In the summer of 1978, I lived on the island of Martha’s Vineyard off the coast of Massachusetts. I was a singing bartender. I got people hammered and then sang pop and show tunes to them for tips. It was ok to be 19 and on my own, though all I wanted to do was get to New York and start my life. While I was there, I heard that the actress Ruth Gordon lived not far from me in town. For those of you that don’t remember her, she played the scary satanic neighbor in Rosemary’s Baby. More famously, she played Maude in “Harold and Maude.”
I wanted to see if I could meet her to get some advice for a young actor starting out. In preparation, I felt it made sense to read her autobiography. I finished the book and then took several weeks to get up the courage to walk up to her door and try and meet her. This is anti-climactic here, because when I did finally knock on her door, the housekeeper said she was gone for the summer. She always left then as the tourists were too much (probably just sick of aspiring actors just walking up and trying to meet her.) I would say I never ended up getting her advice, but by reading her book it wound up that I did. One thing she wrote never left me, it was this simple but brilliant phrase: “Never face facts.”
At the beginning of her career she struggled. Several times she tried to go home. Early on she received some hideous reviews and had a terrible time getting roles. She was told more than once that she didn’t have what it took to make it, but she kept going anyway. She persevered even though many around her did not believe she could make a living. However, amidst mounting evidence that they may be right, she believed in her heart that she could be successful, would be successful. And she never faced facts.
You can be the hardest worker and have the most talent of anyone you know, but if you don’t solidly believe in your heart that you will get to where your dreams want to take you, you will fail. You see, if you don’t fill your heart with YOUR beliefs about you, others will be happy to fill it with their beliefs about you.
Take a moment during each day, close your eyes and search your heart. Be sure not to let your mind “face facts” about what the obstacles to the ideal career you imagine are. Instead, picture all you imagine your life can and will be. Use your mind to support the belief in yourself with positives about all you have to offer your art and the world.
It doesn’t matter what the facts are. I could bore you with stories of people faced with overwhelming negatives, who proved they weren’t too old, too short, too tall, too settled into a career to manifest their dreams. There are so many success stories that go against the grain of the norm it’s ridiculous. We’re wowed by these stories, but perhaps the people who DO think they are too old, short, tall, settled etc. just fail because those are their core beliefs.
Remember, your beliefs are YOUR beliefs.
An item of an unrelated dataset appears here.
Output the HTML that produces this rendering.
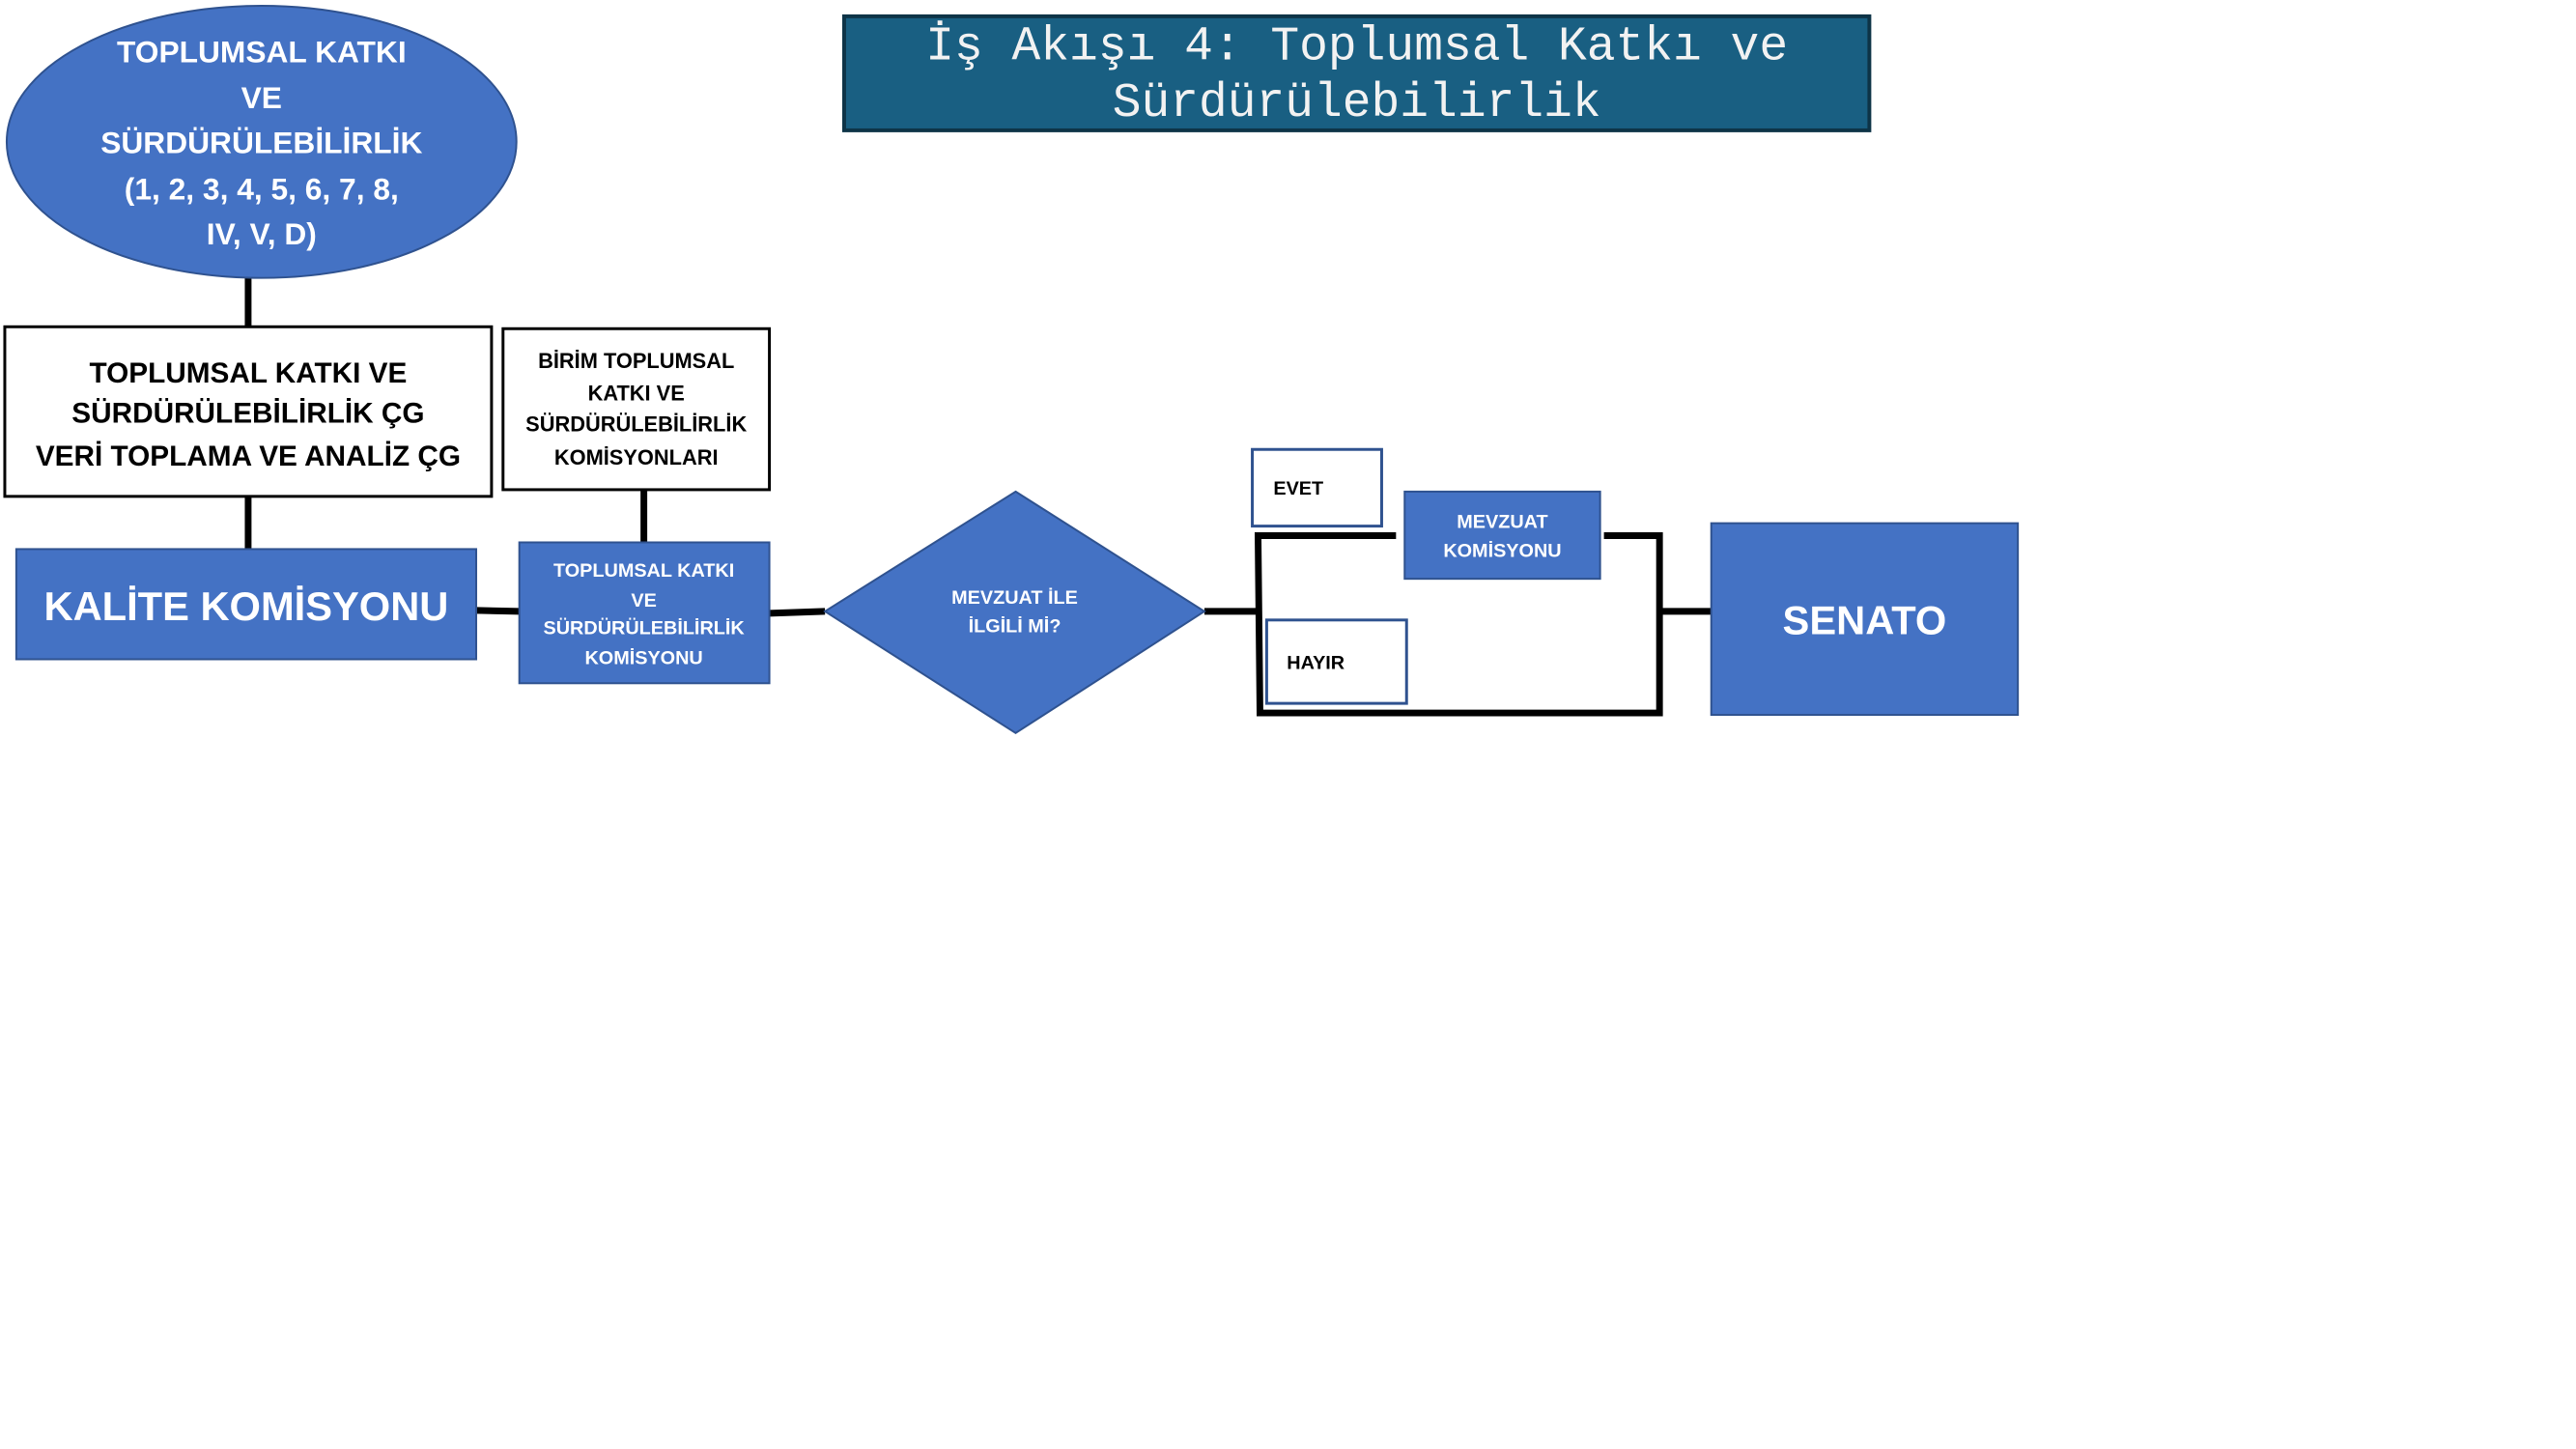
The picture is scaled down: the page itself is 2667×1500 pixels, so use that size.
<!DOCTYPE html>
<html><head><meta charset="utf-8"><style>
html,body{margin:0;padding:0;background:#fff;}
svg{display:block;}
text{font-family:"Liberation Sans",sans-serif;font-weight:bold;}
text.mono{font-family:"Liberation Mono",monospace;font-weight:normal;}
.w{fill:#fff;} .b{fill:#000;}
</style></head><body>
<svg width="2667" height="1500" viewBox="0 0 2667 1500" xmlns="http://www.w3.org/2000/svg">
<rect width="2667" height="1500" fill="#fff"/>
<g transform="scale(0.992)">
<!-- connectors -->
<g stroke="#000" stroke-width="7" fill="none">
<line x1="259" y1="290" x2="259" y2="342"/>
<line x1="259" y1="518" x2="259" y2="573"/>
<line x1="672" y1="511" x2="672" y2="566"/>
<line x1="497" y1="637" x2="542" y2="638"/>
<line x1="803" y1="640" x2="861" y2="638"/>
<line x1="1257" y1="638" x2="1313" y2="638"/>
<polyline points="1457,559 1313,559 1315,744 1732,744 1732,559 1674,559"/>
<line x1="1732" y1="638" x2="1786" y2="638"/>
</g>
<!-- ellipse -->
<ellipse cx="273" cy="148" rx="266" ry="142" fill="#4472C4" stroke="#2F528F" stroke-width="2"/>
<g class="w" font-size="32" text-anchor="middle">
<text x="273" y="65">TOPLUMSAL KATKI</text>
<text x="273" y="113">VE</text>
<text x="273" y="160">SÜRDÜRÜLEBİLİRLİK</text>
<text x="273" y="208">(1, 2, 3, 4, 5, 6, 7, 8,</text>
<text x="273" y="255">IV, V, D)</text>
</g>
<!-- title -->
<rect x="881" y="17" width="1070" height="119" fill="#195F82" stroke="#0E3447" stroke-width="4"/>
<g fill="#f2f2f2" font-size="50" text-anchor="middle">
<text class="mono" x="1416" y="62">İş Akışı 4: Toplumsal Katkı ve</text>
<text class="mono" x="1416" y="121">Sürdürülebilirlik</text>
</g>
<!-- box1 -->
<rect x="5" y="341" width="508" height="177" fill="#fff" stroke="#000" stroke-width="3"/>
<g class="b" font-size="30" text-anchor="middle">
<text x="259" y="399">TOPLUMSAL  KATKI VE</text>
<text x="259" y="441">SÜRDÜRÜLEBİLİRLİK ÇG</text>
<text x="259" y="486">VERİ TOPLAMA VE ANALİZ ÇG</text>
</g>
<!-- box2 -->
<rect x="525" y="343" width="278" height="168" fill="#fff" stroke="#000" stroke-width="3"/>
<g class="b" font-size="22" text-anchor="middle">
<text x="664" y="384">BİRİM TOPLUMSAL</text>
<text x="664" y="418">KATKI VE</text>
<text x="664" y="450">SÜRDÜRÜLEBİLİRLİK</text>
<text x="664" y="485">KOMİSYONLARI</text>
</g>
<!-- kalite -->
<rect x="17" y="573" width="480" height="115" fill="#4472C4" stroke="#2F528F" stroke-width="2"/>
<text class="w" x="257" y="647" font-size="42" text-anchor="middle">KALİTE KOMİSYONU</text>
<!-- TK komisyon -->
<rect x="542" y="566" width="261" height="147" fill="#4472C4" stroke="#2F528F" stroke-width="2"/>
<g class="w" font-size="20" text-anchor="middle">
<text x="672" y="602">TOPLUMSAL KATKI</text>
<text x="672" y="633">VE</text>
<text x="672" y="662">SÜRDÜRÜLEBİLİRLİK</text>
<text x="672" y="693">KOMİSYONU</text>
</g>
<!-- diamond -->
<polygon points="1060,513 1257,638 1060,765 861,638" fill="#4472C4" stroke="#2F528F" stroke-width="2"/>
<g class="w" font-size="20" text-anchor="middle">
<text x="1059" y="630">MEVZUAT İLE</text>
<text x="1059" y="660">İLGİLİ Mİ?</text>
</g>
<!-- evet -->
<rect x="1307" y="469" width="135" height="80" fill="#fff" stroke="#2F528F" stroke-width="3"/>
<text class="b" x="1329" y="516" font-size="20">EVET</text>
<!-- hayir -->
<rect x="1322" y="647" width="146" height="87" fill="#fff" stroke="#2F528F" stroke-width="3"/>
<text class="b" x="1343" y="698" font-size="20">HAYIR</text>
<!-- mevzuat -->
<rect x="1466" y="513" width="204" height="91" fill="#4472C4" stroke="#2F528F" stroke-width="2"/>
<g class="w" font-size="20" text-anchor="middle">
<text x="1568" y="551">MEVZUAT</text>
<text x="1568" y="581">KOMİSYONU</text>
</g>
<!-- senato -->
<rect x="1786" y="546" width="320" height="200" fill="#4472C4" stroke="#2F528F" stroke-width="2"/>
<text class="w" x="1946" y="662" font-size="42" text-anchor="middle">SENATO</text>
</g>
</svg>
</body></html>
Since they belong to you, you control them and only you can change them. That’s the beauty of your heart. It may break sometimes, but it will always obey you. As Henley famously wrote in his poem ‘Invictus:’ “I am the master of my fate, I am the captain of my soul.”
A few years after that summer on Martha’s Vineyard, I did end up meeting Ruth Gordon and her husband Garson Kanin. They had come to a recording session I was involved in with Stephen Sondheim in New York. Turns out they were old friends of his. It was brief and I never got to thank her for her advice, but 30 years later, I can say without a doubt it has served me well.